Not only designed to reduce the carbon footprint of the cities that employ that tactic, but built to combat heavy congestion as well, there are multiple benefits to such policies when they’re planned and implemented effectively. However, these have become contentious pieces of policy wherever they’ve been introduced, with campaigners already making vocal opposition to the suggested changes to Leeds city centre.

While there is little argument that both the emissions and traffic apparent within central Leeds needs to be significantly lowered, the manner in which it’s being tackled has quickly become a sore point. Initial plans included a £100-per-day fee for any older or high emissions vehicles travelling within the outer ring road, but that charge has now been halved in updated proposals after small local businesses raised concerns over how financially viable it would be for them to exist under such heavy pricing.

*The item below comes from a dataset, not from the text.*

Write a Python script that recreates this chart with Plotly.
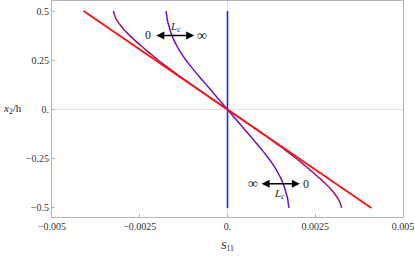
import plotly.graph_objects as go

# Data
y_pts = [0.5, 0.475, 0.45, 0.425, 0.4, 0.375, 0.35, 0.325, 0.3, 0.275, 0.25, 0.225, 0.2, 0.15, 0.1, 0.05, 0.0,
         -0.05, -0.1, -0.15, -0.2, -0.225, -0.25, -0.275, -0.3, -0.325, -0.35, -0.375, -0.4, -0.425, -0.45, -0.475, -0.5]
s11_small_lc = [-0.00325, -0.00321, -0.00314, -0.00304, -0.00292, -0.00278, -0.00263, -0.00247, -0.00231, -0.00214,
                -0.00197, -0.00179, -0.00160, -0.00122, -0.00081, -0.00041, 0.0,
                0.00041, 0.00081, 0.00122, 0.00160, 0.00179, 0.00197, 0.00214, 0.00231, 0.00247, 0.00263,
                0.00278, 0.00292, 0.00304, 0.00314, 0.00321, 0.00325]
s11_mid_lc = [-0.00175, -0.00173, -0.00171, -0.00167, -0.00163, -0.00158, -0.00152, -0.00145, -0.00137, -0.00128,
              -0.00118, -0.00107, -0.00096, -0.00072, -0.00048, -0.00024, 0.0,
              0.00024, 0.00048, 0.00072, 0.00096, 0.00107, 0.00118, 0.00128, 0.00137, 0.00145, 0.00152,
              0.00158, 0.00163, 0.00167, 0.00171, 0.00173, 0.00175]
y_line = [0.5, -0.5]
s11_classical = [-0.0041, 0.0041]
s11_infinite = [0.0, 0.0]

x_ticks = [-0.005, -0.0025, 0.0, 0.0025, 0.005]
x_tick_text = ["\u22120.005", "\u22120.0025", "0.", "0.0025", "0.005"]
y_ticks = [-0.5, -0.25, 0.0, 0.25, 0.5]
y_tick_text = ["\u22120.5", "\u22120.25", "0.", "0.25", "0.5"]

SERIF = "Liberation Serif, DejaVu Serif, serif"

fig = go.Figure()
fig.add_trace(go.Scatter(x=s11_infinite, y=y_line, mode="lines",
                         line=dict(color="#2222ee", width=1.6), showlegend=False))
fig.add_trace(go.Scatter(x=s11_mid_lc, y=y_pts, mode="lines", line_shape="spline",
                         line=dict(color="#6a10cc", width=1.5), showlegend=False))
fig.add_trace(go.Scatter(x=s11_small_lc, y=y_pts, mode="lines", line_shape="spline",
                         line=dict(color="#a0106e", width=1.5), showlegend=False))
fig.add_trace(go.Scatter(x=s11_classical, y=y_line, mode="lines",
                         line=dict(color="#ff1010", width=1.8), showlegend=False))

axis_common = dict(showline=True, mirror=True, linecolor="#b4b4b4", linewidth=1,
                   showgrid=False, zeroline=True, zerolinecolor="#e4e4e4", zerolinewidth=1,
                   ticks="inside", ticklen=3, tickcolor="#b4b4b4", automargin=False,
                   tickfont=dict(family=SERIF, size=10, color="#333333"))

fig.update_layout(
    width=415, height=256,
    margin=dict(l=52, r=12, t=1, b=39),
    paper_bgcolor="white", plot_bgcolor="white",
    xaxis=dict(range=[-0.005, 0.005], tickvals=x_ticks, ticktext=x_tick_text, **axis_common),
    yaxis=dict(range=[-0.546, 0.551], tickvals=y_ticks, ticktext=y_tick_text, **axis_common),
    font=dict(family=SERIF, size=10, color="#222222"),
)

# axis titles
fig.add_annotation(xref="paper", yref="y", x=-0.145, y=0.0, text="<i>x</i><sub>2</sub>/h",
                   showarrow=False, xanchor="left", font=dict(family=SERIF, size=11))
fig.add_annotation(xref="x", yref="paper", x=0.0, y=-0.134, text="<i>S</i><sub>11</sub>",
                   showarrow=False, yanchor="middle", font=dict(family=SERIF, size=11))

# top arrow group
fig.add_annotation(x=-0.00095, y=0.376, ax=-0.00207, ay=0.376, xref="x", yref="y", axref="x", ayref="y",
                   text="", showarrow=True, arrowhead=2, startarrowhead=2, arrowside="end+start",
                   arrowwidth=1.6, arrowsize=1, startarrowsize=1, arrowcolor="black")
fig.add_annotation(x=-0.00226, y=0.376, text="0", showarrow=False, font=dict(family=SERIF, size=12))
fig.add_annotation(x=-0.00072, y=0.376, text="\u221e", showarrow=False, font=dict(family=SERIF, size=14))
fig.add_annotation(x=-0.00148, y=0.42, text="<i>L<sub>c</sub></i>", showarrow=False,
                   font=dict(family=SERIF, size=11))

# bottom arrow group
fig.add_annotation(x=0.00206, y=-0.377, ax=0.00093, ay=-0.377, xref="x", yref="y", axref="x", ayref="y",
                   text="", showarrow=True, arrowhead=2, startarrowhead=2, arrowside="end+start",
                   arrowwidth=1.6, arrowsize=1, startarrowsize=1, arrowcolor="black")
fig.add_annotation(x=0.00072, y=-0.377, text="\u221e", showarrow=False, font=dict(family=SERIF, size=14))
fig.add_annotation(x=0.00224, y=-0.377, text="0", showarrow=False, font=dict(family=SERIF, size=12))
fig.add_annotation(x=0.00148, y=-0.43, text="<i>L<sub>c</sub></i>", showarrow=False,
                   font=dict(family=SERIF, size=11))

fig.write_html("out.html", config={"displayModeBar": False},
               post_script="document.body.style.margin='0px';")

Companies reliant on driving larger vehicles through the centre of Leeds are still unhappy with the financial burden this could cause, however, with some even suggesting that the £50 tariff is still likely to add thousands of pounds extra to their bottom line, which could force them to decide between changing their business plans entirely or consider taking out loans in order to handle the changes in the short term. While the council have claimed to be seeking government funding to help aid the transition from their £220m Clean Air Fund, doubt still reigns over how much difference that could actually make.

Also likely to greatly impact the taxi industry, Leeds is estimated to have 500 city cabs in operation, with over 4,000 private-hire vehicles in circulation on top of that. With the vast majority of those still running from diesel or petrol – and therefore incurring a £12.50-per-day fee under the proposed changes – many have accused the local council of merely profiting from local business under the guise of environmental concern.